For all the melodramatic accounts that float around every so often about the miseries of a junior associate's life, I rarely see discussions of the unpleasantness of billing hours, in and of itself. So far, it's actually the only thing that really, conclusively makes me unhappy at my job. The billable-hour expectations where I work are actually fairly reasonable, all things being equal, but the process still nonetheless makes the job suck, at least for me. Part of it is my own quirky working style; I confess that I'm a bit dreamy and lazy, and it takes me a while to actually settle in and get going on a task, particularly one that requires any creativity. In jobs I had pre-law school, I was able to compensate for these flaws by being fairly focused and efficient once I actually got going. Obviously, in a law firm, that doesn't work. My productivity measured by, say, how many motions I've written is high; nonetheless, my billable hours are low.

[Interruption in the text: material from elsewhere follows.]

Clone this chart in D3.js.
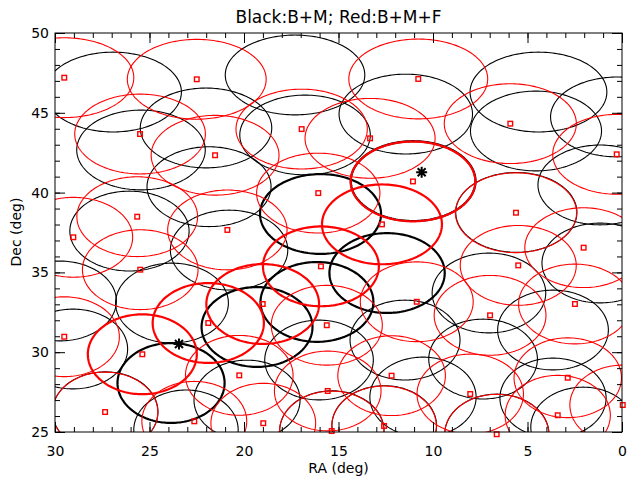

Then there are days like today. A project I was working on that I expected to take about 8 hours took more like 2. For the first time in a while, all my cases are slow, so there's nothing I can immediately turn to. The natural thing to do is to ask to get on another case, but unless I get assigned one, like, right this minute, I'll have a deficit of several hours for the month - which, added to the several-hour deficit I accumulated last week, means a full working weekend, or else several late nights, to get up to par. I suppose I should have pre-emptively gotten on another case last week, but it was hard to tell at that point how things would shape up this week, and overcommitting often puts me in the position of having 3 things due for different cases at once, and no way to get them all done competently.
I suppose I'm lucky in that I'm now trying to start on another law review article, and slow times enable me to get work done. Still, it's hard to clear my head of the nagging guilt/anxiety/fear of getting an end-of-month talking-to that's been fairly constant since I started this job.